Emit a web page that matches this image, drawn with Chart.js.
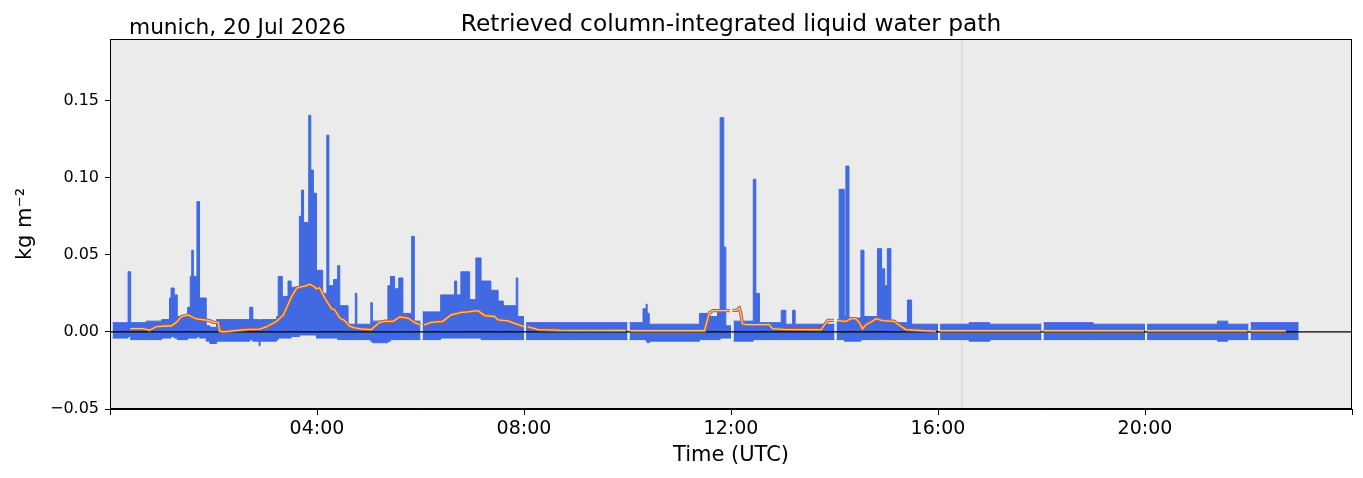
<!DOCTYPE html>
<html>
<head>
<meta charset="utf-8">
<script src="https://cdn.jsdelivr.net/npm/chart.js@4/dist/chart.umd.min.js"></script>
<style>
  html, body { margin: 0; padding: 0; background: #ffffff; }
  #wrap { width: 1363px; height: 478px; position: relative; }
  canvas { display: block; }
</style>
</head>
<body>
<div id="wrap"><canvas id="c" width="1363" height="478"></canvas></div>
<script>
// ---------------- DATA ----------------
const titleText = "Retrieved column-integrated liquid water path";
const siteText = "munich, 20 Jul 2026";
const xAxisLabel = "Time (UTC)";
const yAxisLabel = "kg m\u207B\u00B2";

const xTicks = [0, 4, 8, 12, 16, 20, 24];
const xTickLabels = ["", "04:00", "08:00", "12:00", "16:00", "20:00", ""];
const yTicks = [-0.05, 0.00, 0.05, 0.10, 0.15];
const yTickLabels = ["\u22120.05", "0.00", "0.05", "0.10", "0.15"];
const xRange = [0, 24];
const yRange = [-0.05, 0.19];

// marker line (hour)
const markerHour = [16.46];

// Envelope of the dense retrieval scatter (value holds from envT[i] until envT[i+1])
// envT in hours UTC; null = no data
const envT = [
  0.05, 0.35, 0.40, 0.70, 1.00, 1.15, 1.18, 1.24, 1.30, 1.50,
  1.55, 1.58, 1.61, 1.68, 1.73, 1.86, 1.93, 2.06, 2.70, 2.76,
  2.88, 2.90, 3.22, 3.25, 3.33, 3.44, 3.50, 3.66, 3.70, 3.74,
  3.84, 3.88, 3.93, 3.99, 4.11, 4.19, 4.23, 4.32, 4.40, 4.44,
  4.60, 4.74, 4.77, 5.04, 5.07, 5.37, 5.42, 5.50, 5.58, 5.66,
  5.83, 5.88, 6.00, 6.005, 6.04, 6.39, 6.66, 6.70, 6.78, 6.95,
  7.07, 7.17, 7.36, 7.50, 7.60, 7.85, 7.88, 8.00, 8.005, 8.04,
  9.00, 10.00, 10.005, 10.04, 10.30, 10.36, 10.38, 10.42, 11.39, 11.55,
  11.74, 11.79, 11.86, 11.90, 12.00, 12.005, 12.05, 12.43, 12.48, 12.55,
  12.97, 13.06, 13.19, 13.24, 14.00, 14.005, 14.04, 14.09, 14.19, 14.22,
  14.28, 14.51, 14.57, 14.83, 14.91, 14.93, 14.97, 15.02, 15.09, 15.41,
  15.49, 16.00, 16.005, 16.04, 16.60, 17.00, 18.00, 18.005, 18.04, 19.00,
  20.00, 20.005, 20.04, 21.40, 21.60, 22.00, 22.005, 22.04, 22.97
];
const envHi = [
  0.006, 0.039, 0.006, 0.007, 0.008, 0.022, 0.0285, 0.024, 0.010, 0.016,
  0.036, 0.053, 0.036, 0.0845, 0.022, 0.004, 0.003, 0.008, 0.016, 0.008,
  0.007, 0.008, 0.010, 0.036, 0.023, 0.033, 0.029, 0.075, 0.092, 0.071,
  0.1405, 0.105, 0.090, 0.040, 0.025, 0.1276, 0.030, 0.034, 0.043, 0.017,
  0.005, 0.025, 0.005, 0.019, 0.007, 0.030, 0.036, 0.028, 0.035, 0.012,
  0.062, 0.007, 0.007, null, 0.013, 0.024, 0.033, 0.024, 0.039, 0.021,
  0.048, 0.033, 0.027, 0.020, 0.017, 0.035, 0.010, 0.010, null, 0.006,
  0.006, 0.006, null, 0.006, 0.015, 0.018, 0.012, 0.005, 0.012, 0.010,
  0.013, 0.139, 0.055, 0.004, 0.004, null, 0.007, 0.099, 0.025, 0.006,
  0.014, 0.005, 0.014, 0.005, 0.005, null, 0.006, 0.0925, 0.010, 0.1076,
  0.009, 0.053, 0.010, 0.054, 0.030, 0.041, 0.030, 0.054, 0.006, 0.0207,
  0.005, 0.005, null, 0.005, 0.006, 0.005, 0.005, null, 0.006, 0.005,
  0.005, null, 0.005, 0.007, 0.005, 0.005, null, 0.006, 0.006
];
const envLo = [
  -0.004, -0.003, -0.005, -0.005, -0.004, -0.004, -0.003, -0.004, -0.005, -0.004,
  -0.004, -0.004, -0.004, -0.003, -0.004, -0.006, -0.0075, -0.006, -0.005, -0.006,
  -0.009, -0.006, -0.005, -0.004, -0.004, -0.004, -0.003, -0.002, -0.002, -0.002,
  -0.002, -0.002, -0.002, -0.004, -0.004, -0.004, -0.004, -0.004, -0.005, -0.005,
  -0.005, -0.005, -0.005, -0.006, -0.007, -0.006, -0.005, -0.005, -0.005, -0.005,
  -0.005, -0.005, -0.005, null, -0.005, -0.004, -0.004, -0.004, -0.004, -0.004,
  -0.004, -0.005, -0.005, -0.005, -0.005, -0.005, -0.005, -0.005, null, -0.005,
  -0.005, -0.005, null, -0.005, -0.005, -0.006, -0.007, -0.006, -0.005, -0.005,
  -0.005, -0.004, -0.004, -0.004, -0.004, null, -0.006, -0.005, -0.005, -0.005,
  -0.005, -0.005, -0.005, -0.005, -0.005, null, -0.005, -0.005, -0.006, -0.006,
  -0.006, -0.005, -0.005, -0.005, -0.005, -0.005, -0.005, -0.005, -0.005, -0.005,
  -0.005, -0.005, null, -0.005, -0.006, -0.005, -0.005, null, -0.005, -0.005,
  -0.005, null, -0.005, -0.006, -0.005, -0.005, null, -0.005, -0.005
];

// Running median line
const medT = [
  0.39, 0.64, 0.77, 0.90, 1.19, 1.29, 1.38, 1.51, 1.67, 1.93,
  1.99, 2.09, 2.12, 2.19, 2.44, 2.70, 2.89, 3.02, 3.22, 3.35,
  3.51, 3.61, 3.80, 3.86, 3.96, 3.99, 4.05, 4.15, 4.28, 4.34,
  4.44, 4.53, 4.63, 4.73, 4.86, 5.05, 5.21, 5.31, 5.47, 5.60,
  5.76, 5.89, 6.00, 6.02, 6.07, 6.21, 6.43, 6.59, 6.79, 6.92,
  7.11, 7.24, 7.43, 7.50, 7.69, 7.85, 8.00, 8.02, 8.07, 8.27,
  8.69, 9.97, 10.01, 10.05, 11.49, 11.58, 11.65, 11.98, 12.00, 12.03,
  12.11, 12.16, 12.19, 12.22, 12.29, 12.74, 12.80, 13.03, 13.74, 13.87,
  13.99, 14.01, 14.05, 14.22, 14.32, 14.41, 14.48, 14.54, 14.61, 14.74,
  14.80, 14.93, 15.15, 15.28, 15.38, 15.73, 15.96, 16.00, 16.04, 17.98,
  18.00, 18.04, 19.98, 20.00, 20.04, 21.98, 22.00, 22.04, 22.72
];
const medV = [
  0.0021, 0.0021, 0.0012, 0.0035, 0.0040, 0.0064, 0.0100, 0.0110, 0.0084, 0.0073,
  0.0062, 0.0062, 0.0006, 0.0000, 0.0010, 0.0017, 0.0018, 0.0032, 0.0069, 0.0110,
  0.0230, 0.0285, 0.0300, 0.0310, 0.0290, 0.0280, 0.0285, 0.0220, 0.0150, 0.0144,
  0.0090, 0.0075, 0.0037, 0.0026, 0.0020, 0.0015, 0.0062, 0.0069, 0.0069, 0.0097,
  0.0090, 0.0060, 0.0045, null, 0.0045, 0.0062, 0.0069, 0.0110, 0.0127, 0.0130,
  0.0138, 0.0106, 0.0100, 0.0078, 0.0071, 0.0052, 0.0035, null, 0.0034, 0.0015,
  0.0011, 0.0010, null, 0.0008, 0.0008, 0.0123, 0.0138, 0.0138, null, 0.0140,
  0.0140, 0.0155, 0.0120, 0.0054, 0.0047, 0.0047, 0.0021, 0.0017, 0.0015, 0.0075,
  0.0075, null, 0.0073, 0.0069, 0.0086, 0.0086, 0.0060, 0.0020, 0.0047, 0.0071,
  0.0086, 0.0073, 0.0069, 0.0037, 0.0015, 0.0009, 0.0005, null, 0.0008, 0.0008,
  null, 0.0008, 0.0008, null, 0.0008, 0.0008, null, 0.0008, 0.0008
];

// ---------------- CHART ----------------
const FONT = "'DejaVu Sans', 'Liberation Sans', sans-serif";
Chart.defaults.font.family = FONT;
Chart.defaults.color = '#000000';

const toXY = (ts, vs) => ts.map((t, i) => ({ x: t, y: vs[i] }));
const BLUE = '#4169e1';

const bgPlugin = {
  id: 'bgPlugin',
  beforeDraw(chart) {
    const { ctx, chartArea: a } = chart;
    ctx.save();
    ctx.fillStyle = '#ebebeb';
    ctx.fillRect(a.left, a.top, a.right - a.left, a.bottom - a.top);
    ctx.restore();
  },
  afterDraw(chart) {
    const { ctx, chartArea: a } = chart;
    ctx.save();
    ctx.strokeStyle = '#000000';
    ctx.lineWidth = 1;
    ctx.strokeRect(a.left + 0.5, a.top + 0.5, a.right - a.left - 1, a.bottom - a.top - 1);
    ctx.fillStyle = '#000000';
    ctx.textBaseline = 'alphabetic';
    ctx.font = "23.3px " + FONT;
    ctx.textAlign = 'center';
    ctx.fillText(titleText, (a.left + a.right) / 2, 31);
    ctx.font = "21.7px " + FONT;
    ctx.textAlign = 'left';
    ctx.fillText(siteText, 129, 34);
    ctx.restore();
  }
};

new Chart(document.getElementById('c'), {
  type: 'line',
  data: {
    datasets: [
      { // running median, inner light stroke
        data: toXY(medT, medV), borderColor: '#f2c39a', borderWidth: 1.3,
        pointRadius: 0, fill: false, spanGaps: false, order: 1, tension: 0
      },
      { // running median, dark outline
        data: toXY(medT, medV), borderColor: '#b8602d', borderWidth: 3.4,
        pointRadius: 0, fill: false, spanGaps: false, order: 2, tension: 0
      },
      { // zero line
        data: [{ x: xRange[0], y: 0 }, { x: xRange[1], y: 0 }],
        borderColor: '#000000', borderWidth: 1.2, pointRadius: 0, fill: false, order: 3
      },
      { // upper envelope of scatter
        data: toXY(envT, envHi), borderColor: BLUE, backgroundColor: BLUE,
        borderWidth: 1, pointRadius: 0, stepped: 'before', fill: 'origin',
        spanGaps: false, order: 4
      },
      { // lower envelope of scatter
        data: toXY(envT, envLo), borderColor: BLUE, backgroundColor: BLUE,
        borderWidth: 1, pointRadius: 0, stepped: 'before', fill: 'origin',
        spanGaps: false, order: 4
      },
      { // vertical marker line
        data: [{ x: markerHour[0], y: yRange[0] }, { x: markerHour[0], y: yRange[1] }],
        borderColor: '#d4d4d4', borderWidth: 1, pointRadius: 0, fill: false, order: 6
      }
    ]
  },
  options: {
    responsive: false,
    animation: false,
    devicePixelRatio: 1,
    layout: { padding: { left: 0, right: 11, top: 39, bottom: 0 } },
    plugins: { legend: { display: false }, tooltip: { enabled: false }, title: { display: false } },
    scales: {
      x: {
        type: 'linear', min: xRange[0], max: xRange[1],
        afterBuildTicks(scale) { scale.ticks = xTicks.map(v => ({ value: v })); },
        afterFit(scale) { scale.height = 69; },
        ticks: {
          autoSkip: false, maxRotation: 0, minRotation: 0, padding: 3,
          font: { size: 19 }, color: '#000000',
          callback(v) { const i = xTicks.indexOf(v); return i >= 0 ? xTickLabels[i] : ''; }
        },
        grid: { drawOnChartArea: false, drawTicks: true, tickLength: 6, color: '#000000', tickWidth: 1 },
        border: { display: true, color: '#000000', width: 1 },
        title: { display: true, text: xAxisLabel, font: { size: 21 }, color: '#000000', padding: { top: 0, bottom: 10 } }
      },
      y: {
        type: 'linear', min: yRange[0], max: yRange[1],
        afterBuildTicks(scale) { scale.ticks = yTicks.map(v => ({ value: v })); },
        afterFit(scale) { scale.width = 110; },
        ticks: {
          autoSkip: false, padding: 6, font: { size: 16 }, color: '#000000',
          callback(v) {
            const i = yTicks.findIndex(t => Math.abs(t - v) < 1e-9);
            return i >= 0 ? yTickLabels[i] : '';
          }
        },
        grid: { drawOnChartArea: false, drawTicks: true, tickLength: 5, color: '#000000', tickWidth: 1 },
        border: { display: true, color: '#000000', width: 1 },
        title: { display: true, text: yAxisLabel, font: { size: 21 }, color: '#000000', padding: { top: 13, bottom: 0 } }
      }
    }
  },
  plugins: [bgPlugin]
});
</script>
</body>
</html>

════════

Goal of the exercise:
Could the lines from the top of the material through the line with "const markerHour = [16.46];" be repeated exactly, pictures left out?

Response below:
Emit a web page that matches this image, drawn with Chart.js.
<!DOCTYPE html>
<html>
<head>
<meta charset="utf-8">
<script src="https://cdn.jsdelivr.net/npm/chart.js@4/dist/chart.umd.min.js"></script>
<style>
  html, body { margin: 0; padding: 0; background: #ffffff; }
  #wrap { width: 1363px; height: 478px; position: relative; }
  canvas { display: block; }
</style>
</head>
<body>
<div id="wrap"><canvas id="c" width="1363" height="478"></canvas></div>
<script>
// ---------------- DATA ----------------
const titleText = "Retrieved column-integrated liquid water path";
const siteText = "munich, 20 Jul 2026";
const xAxisLabel = "Time (UTC)";
const yAxisLabel = "kg m\u207B\u00B2";

const xTicks = [0, 4, 8, 12, 16, 20, 24];
const xTickLabels = ["", "04:00", "08:00", "12:00", "16:00", "20:00", ""];
const yTicks = [-0.05, 0.00, 0.05, 0.10, 0.15];
const yTickLabels = ["\u22120.05", "0.00", "0.05", "0.10", "0.15"];
const xRange = [0, 24];
const yRange = [-0.05, 0.19];

// marker line (hour)
const markerHour = [16.46];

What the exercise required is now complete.